If it ain’t broke, don’t fix it.” That seems to be the FM’s maxim when making the Budget of the world’s second-fastest-growing economy. And inevitably, the Budgets are praised as “well-balanced” by the accompanying media circus.

The stock market’s reaction to the Budget lasts for just the duration of the speech, when the Sensex becomes a snickometer for every delivery bowled by the FM. Once the Budget is over, it is business as usual - which these days means a return to the general global trend.  The largest move today was the 300-plus-point crash, which lasted nine minutes after the hike in short term capital gains tax was announced.
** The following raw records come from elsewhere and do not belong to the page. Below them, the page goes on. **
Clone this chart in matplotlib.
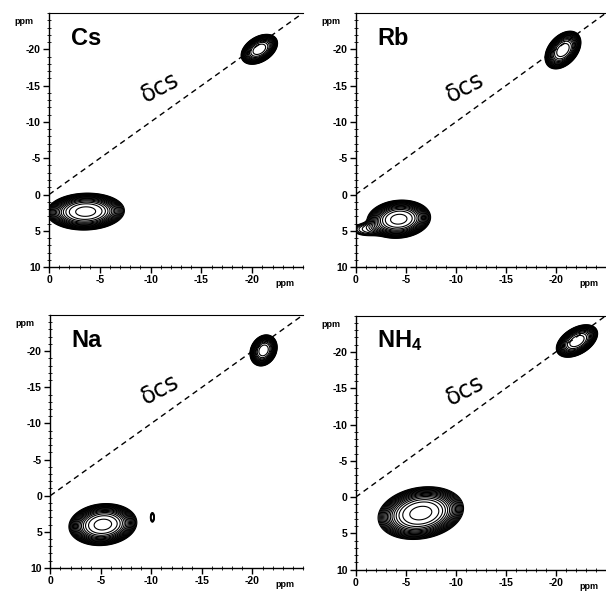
import numpy as np
import matplotlib.pyplot as plt
from matplotlib.ticker import MultipleLocator

plt.rcParams['font.family'] = ['Liberation Sans', 'DejaVu Sans']
plt.rcParams['axes.unicode_minus'] = False
plt.rcParams['mathtext.fontset'] = 'custom'
plt.rcParams['mathtext.rm'] = 'Liberation Sans:bold'
plt.rcParams['mathtext.it'] = 'Liberation Sans:bold'
plt.rcParams['mathtext.bf'] = 'Liberation Sans:bold'

# panel names and peak parameters
# each peak: (x centre, y centre, sigma x, sigma y, correlation, amplitude)
panel_names = ["Cs", "Rb", "Na", "NH$_4$"]
cs_peaks = [(-3.6, 2.35, 2.1, 1.4, 0.05, 1.0), (-20.7, -20.0, 1.0, 1.15, 0.4, 0.9)]
rb_peaks = [(-4.3, 3.4, 1.75, 1.45, 0.1, 1.0), (-1.2, 4.8, 1.2, 0.7, 0.0, 0.12),
            (-20.7, -19.9, 1.0, 1.45, 0.4, 0.9)]
na_peaks = [(-5.2, 4.0, 1.85, 1.6, 0.1, 1.0), (-10.1, 3.0, 0.18, 0.6, 0.0, 0.1),
            (-21.1, -20.1, 0.75, 1.2, 0.2, 0.9)]
nh4_peaks = [(-6.5, 2.2, 2.35, 2.0, 0.18, 1.0), (-22.1, -21.5, 1.15, 1.25, 0.45, 0.9)]
all_peaks = [cs_peaks, rb_peaks, na_peaks, nh4_peaks]

x_ticks = [0, -5, -10, -15, -20]
y_ticks = [10, 5, 0, -5, -10, -15, -20]

# axes rectangles in figure fractions
rects = [[0.081, 0.548, 0.419, 0.430],
         [0.587, 0.548, 0.413, 0.430],
         [0.083, 0.039, 0.417, 0.428],
         [0.587, 0.036, 0.413, 0.430]]

fig = plt.figure(figsize=(6.06, 5.91), dpi=100)

xg = np.linspace(2, -27, 450)
yg = np.linspace(12, -27, 450)
X, Y = np.meshgrid(xg, yg)
levels = np.geomspace(0.05, 0.95, 18)

for name, peaks, r in zip(panel_names, all_peaks, rects):
    ax = fig.add_axes(r)
    Z = np.zeros_like(X)
    for cx, cy, sx, sy, rho, amp in peaks:
        dx = (X - cx) / sx
        dy = (Y - cy) / sy
        q = (dx**2 - 2*rho*dx*dy + dy**2) / (1 - rho**2)
        Z += amp * np.exp(-0.5 * q**1.5)
    ax.contour(X, Y, Z, levels=levels, colors='black', linewidths=0.8)
    ax.plot([0, -25], [0, -25], color='black', ls=(0, (4, 3)), lw=1.0)
    ax.set_xlim(0, -25)
    ax.set_ylim(10, -25)
    ax.set_xticks(x_ticks)
    ax.set_yticks(y_ticks)
    ax.xaxis.set_minor_locator(MultipleLocator(1))
    ax.yaxis.set_minor_locator(MultipleLocator(1))
    ax.tick_params(which='major', direction='out', length=4, width=1,
                   labelsize=7.5, pad=2)
    ax.tick_params(which='minor', direction='inout', length=2.5, width=0.6)
    for lab in ax.get_xticklabels() + ax.get_yticklabels():
        lab.set_fontweight('bold')
    ax.spines['right'].set_visible(False)
    ax.spines['top'].set_linewidth(0.8)
    ax.spines['left'].set_linewidth(1.0)
    ax.spines['bottom'].set_linewidth(1.0)
    ax.text(0.085, 0.9, name, transform=ax.transAxes, fontsize=17,
            fontweight='bold', va='center', ha='left')
    ax.text(-0.1, 0.965, "ppm", transform=ax.transAxes, fontsize=6.5,
            fontweight='bold', ha='center', va='center')
    ax.text(0.93, -0.065, "ppm", transform=ax.transAxes, fontsize=6.5,
            fontweight='bold', ha='center', va='center')
    ax.text(-10.9, -14.7, "δcs", fontsize=17, rotation=28,
            ha='center', va='center', family=['DejaVu Sans'])

fig.savefig("out.png", dpi=100)
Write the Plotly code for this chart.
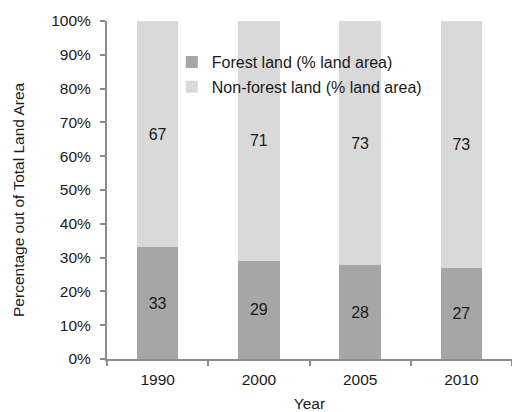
import plotly.graph_objects as go

years = ["1990", "2000", "2005", "2010"]
forest = [33, 29, 28, 27]
non_forest = [67, 71, 73, 73]
y_ticks = [0, 10, 20, 30, 40, 50, 60, 70, 80, 90, 100]

FONT = "Liberation Sans, Arial, Helvetica, sans-serif"
AXIS_GREY = "#8c8c8c"
TEXT = "#1a1a1a"

fig = go.Figure()
fig.add_trace(go.Bar(
    x=years, y=forest, name="Forest land (% land area)",
    marker=dict(color="#a6a6a6", line=dict(width=0)),
    text=[str(v) for v in forest], textposition="inside",
    insidetextanchor="middle", textangle=0,
    textfont=dict(size=16, color=TEXT, family=FONT),
    legendgroup="a",
))
fig.add_trace(go.Bar(
    x=years, y=non_forest, name="Non-forest land (% land area)",
    marker=dict(color="#d9d9d9", line=dict(width=0)),
    text=[str(v) for v in non_forest], textposition="inside",
    insidetextanchor="middle", textangle=0,
    textfont=dict(size=16, color=TEXT, family=FONT),
    legendgroup="b",
))

fig.update_layout(
    width=512, height=412,
    barmode="stack", barnorm="percent", bargap=0.59,
    paper_bgcolor="white", plot_bgcolor="white",
    margin=dict(l=107, r=0, t=21, b=53, autoexpand=False),
    font=dict(family=FONT, size=15.5, color=TEXT),
    uniformtext=dict(minsize=15, mode="show"),
    showlegend=True,
    legend=dict(
        x=0.16, y=0.929, xanchor="left", yanchor="top",
        traceorder="grouped", tracegroupgap=1,
        bgcolor="rgba(0,0,0,0)", font=dict(size=16, color=TEXT),
        itemwidth=30,
    ),
    xaxis=dict(
        type="category", showline=True, linecolor=AXIS_GREY, linewidth=2,
        ticks="outside", tickson="boundaries", ticklen=5, tickcolor=AXIS_GREY,
        tickwidth=2, showgrid=False, ticklabelstandoff=5,
        tickfont=dict(size=15.5, color=TEXT),
        title=dict(text="Year", font=dict(size=15.5, color=TEXT), standoff=12),
        automargin=False,
    ),
    yaxis=dict(
        range=[0, 100], tickvals=y_ticks,
        ticktext=[f"{v}%" for v in y_ticks],
        showline=True, linecolor=AXIS_GREY, linewidth=2,
        ticks="outside", ticklen=5, tickcolor=AXIS_GREY, tickwidth=2,
        showgrid=False, zeroline=False, ticklabelstandoff=6,
        tickfont=dict(size=15.5, color=TEXT),
        automargin=False,
    ),
    annotations=[dict(
        text="Percentage out of Total Land Area",
        xref="paper", yref="paper", x=-0.2198, y=0.4704,
        xanchor="center", yanchor="middle", textangle=-90,
        showarrow=False, font=dict(size=15.5, color=TEXT),
    )],
)

fig.write_html("out.html")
By the time the session ended, the market started recovering, in keeping with the rend in Europe at that time.

This is no different from the last few Budgets, when the market continued in the global direction before and after the event.

Going back a year, the Sensex had fallen from 14,724 on February 2 to 13,479 on February 27 — the day before the Budget, and then further to 12,344 by March 5. A strong rally developed thereafter, coinciding with a change in the global trend.

Ironically, our stock market has reacted more sharply to statements by the US Fed chairman than our own FM. It has also reacted much more to economic data related to the US economy than to ours. There has been much talk of a “decoupling” between the global trend and ours, but the price movements of stocks show absolutely no evidence of this.